The trial court ruled that Shawn’s children were entitled to the entire estate, even though their father was prevented from inheriting under his parents’ will by the “Slayer Statute.” In the meantime, the children’s mother attempted to enter into a settlement agreement with the parents’ families. The court ruled that she had no authority to enter into a settlement agreement, because it was not in her children’s best interest (the legal standard the court must follow). 

After the trial court’s ruling, several parties sought to have the guardian ad litem removed from representation of the children. They claimed that his representation caused increased expense to the estate and in-fighting between opposing counsel.
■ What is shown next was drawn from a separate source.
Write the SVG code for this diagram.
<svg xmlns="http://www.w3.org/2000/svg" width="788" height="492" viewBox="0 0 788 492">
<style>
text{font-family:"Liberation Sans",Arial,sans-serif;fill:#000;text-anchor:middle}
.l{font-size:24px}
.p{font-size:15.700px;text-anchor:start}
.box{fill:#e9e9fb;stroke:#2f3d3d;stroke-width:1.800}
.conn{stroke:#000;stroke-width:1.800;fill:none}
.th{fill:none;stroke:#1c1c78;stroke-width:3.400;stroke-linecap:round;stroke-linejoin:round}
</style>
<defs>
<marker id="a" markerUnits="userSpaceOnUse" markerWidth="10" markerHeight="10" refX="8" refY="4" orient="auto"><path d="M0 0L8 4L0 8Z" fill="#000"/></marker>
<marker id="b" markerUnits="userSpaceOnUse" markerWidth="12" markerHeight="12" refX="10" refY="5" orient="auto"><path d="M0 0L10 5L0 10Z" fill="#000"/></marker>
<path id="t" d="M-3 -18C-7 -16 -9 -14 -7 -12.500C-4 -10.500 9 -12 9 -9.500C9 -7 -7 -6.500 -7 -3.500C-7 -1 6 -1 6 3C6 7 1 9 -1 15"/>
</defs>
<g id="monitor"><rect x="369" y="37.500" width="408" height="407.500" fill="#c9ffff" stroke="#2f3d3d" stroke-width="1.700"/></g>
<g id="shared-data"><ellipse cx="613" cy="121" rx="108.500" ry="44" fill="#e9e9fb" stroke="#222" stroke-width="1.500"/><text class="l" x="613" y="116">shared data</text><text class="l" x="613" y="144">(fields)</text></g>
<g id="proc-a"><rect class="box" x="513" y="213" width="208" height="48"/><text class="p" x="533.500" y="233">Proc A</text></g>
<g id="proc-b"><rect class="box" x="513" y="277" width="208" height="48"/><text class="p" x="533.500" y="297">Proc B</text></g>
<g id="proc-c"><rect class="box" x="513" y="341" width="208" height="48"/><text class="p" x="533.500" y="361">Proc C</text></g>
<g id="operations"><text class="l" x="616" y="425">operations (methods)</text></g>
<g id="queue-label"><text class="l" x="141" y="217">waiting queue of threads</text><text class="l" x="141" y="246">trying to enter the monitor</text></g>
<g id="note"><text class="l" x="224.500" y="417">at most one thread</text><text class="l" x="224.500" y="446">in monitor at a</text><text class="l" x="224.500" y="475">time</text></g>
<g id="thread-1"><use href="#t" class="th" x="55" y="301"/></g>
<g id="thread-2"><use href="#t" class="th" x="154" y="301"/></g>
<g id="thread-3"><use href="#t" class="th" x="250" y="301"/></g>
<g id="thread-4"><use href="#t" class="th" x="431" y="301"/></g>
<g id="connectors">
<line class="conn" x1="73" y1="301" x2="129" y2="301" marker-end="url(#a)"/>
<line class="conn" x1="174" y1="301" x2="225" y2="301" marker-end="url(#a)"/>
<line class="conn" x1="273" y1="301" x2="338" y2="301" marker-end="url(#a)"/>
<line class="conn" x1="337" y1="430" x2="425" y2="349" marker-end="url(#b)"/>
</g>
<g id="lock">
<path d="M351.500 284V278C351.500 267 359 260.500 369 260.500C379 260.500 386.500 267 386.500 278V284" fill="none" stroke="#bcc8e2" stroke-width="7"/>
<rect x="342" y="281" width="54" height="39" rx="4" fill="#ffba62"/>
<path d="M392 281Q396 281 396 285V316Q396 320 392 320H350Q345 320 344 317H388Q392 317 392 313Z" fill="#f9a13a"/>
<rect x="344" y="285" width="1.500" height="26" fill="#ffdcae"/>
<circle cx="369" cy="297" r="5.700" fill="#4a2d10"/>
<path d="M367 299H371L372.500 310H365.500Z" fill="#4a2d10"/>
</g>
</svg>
The court replaced the guardian ad litem, so he submitted a bill for his attorney fees of $65,738 for his work from the date of his appointment in early 2008. He later sought additional fees of $85,337.07 for work done between May 1, 2008 and May 8, 2009. The conservators for the children and their mother objected to this amount. The trial court later awarded the former guardian ad litem $45,553.57- nearly half of his original request. He appealed. 
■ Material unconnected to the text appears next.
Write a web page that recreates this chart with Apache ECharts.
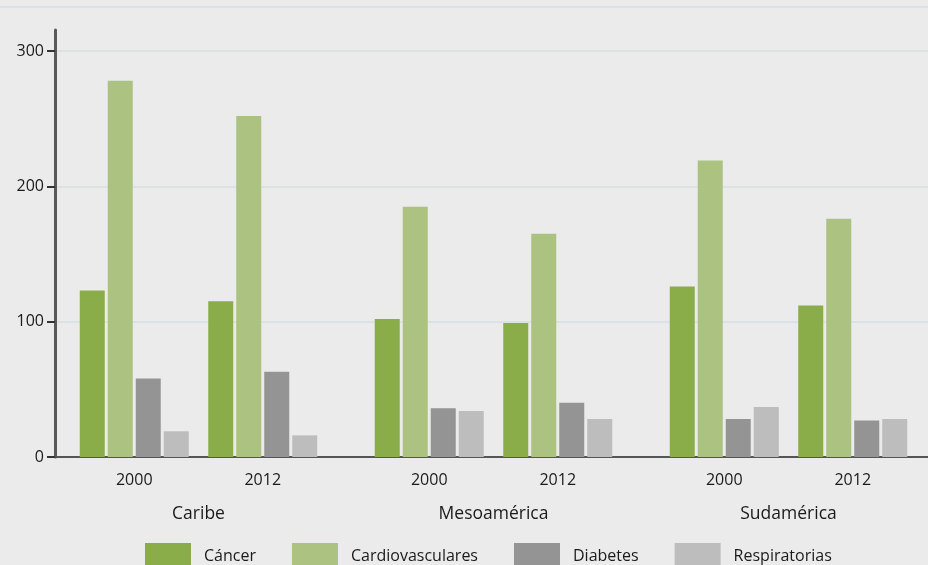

The Iowa Court of Appeals addressed the fees issue and examined pertinent sections of the Iowa Code that allow for fees paid for services of the estate to an attorney, including Iowa Code §§633.118 and 633.120. Since the trial court awarded the former guardian ad litem significantly less in fees than he requested, the appellate court had to examine the trial transcripts and all court proceedings handled by the guardian ad litem. The appellate court found that some of the proceedings handled by the guardian ad litem were productive and results were positive. However, later on in the proceedings, the results obtained by his representation were often counterproductive and costly. 

The former guardian ad litem contended that the trial court did not consider the size of the estate, the amount of time involved, the responsibility he assumed, or the expenses he incurred in excess of those set out in the statute. While the court did not dispute that this was, indeed, a large estate and that a significant amount of time and expense was spent by the guardian ad litem, he overstated his expenses in the second year of his representation. He was already compensated for the work he did during the most important part of the proceedings in the initial stages. The appellate court agreed with the trial court’s final analysis on fees and found them to be equitable in this case. It seems that the court may have been more open a larger bill from the guardian ad litem if he had not created problems during the later proceedings. In re Estate of Bentler, No. 0-383/09-1065 (Iowa Ct. App., Jul. 28, 2010).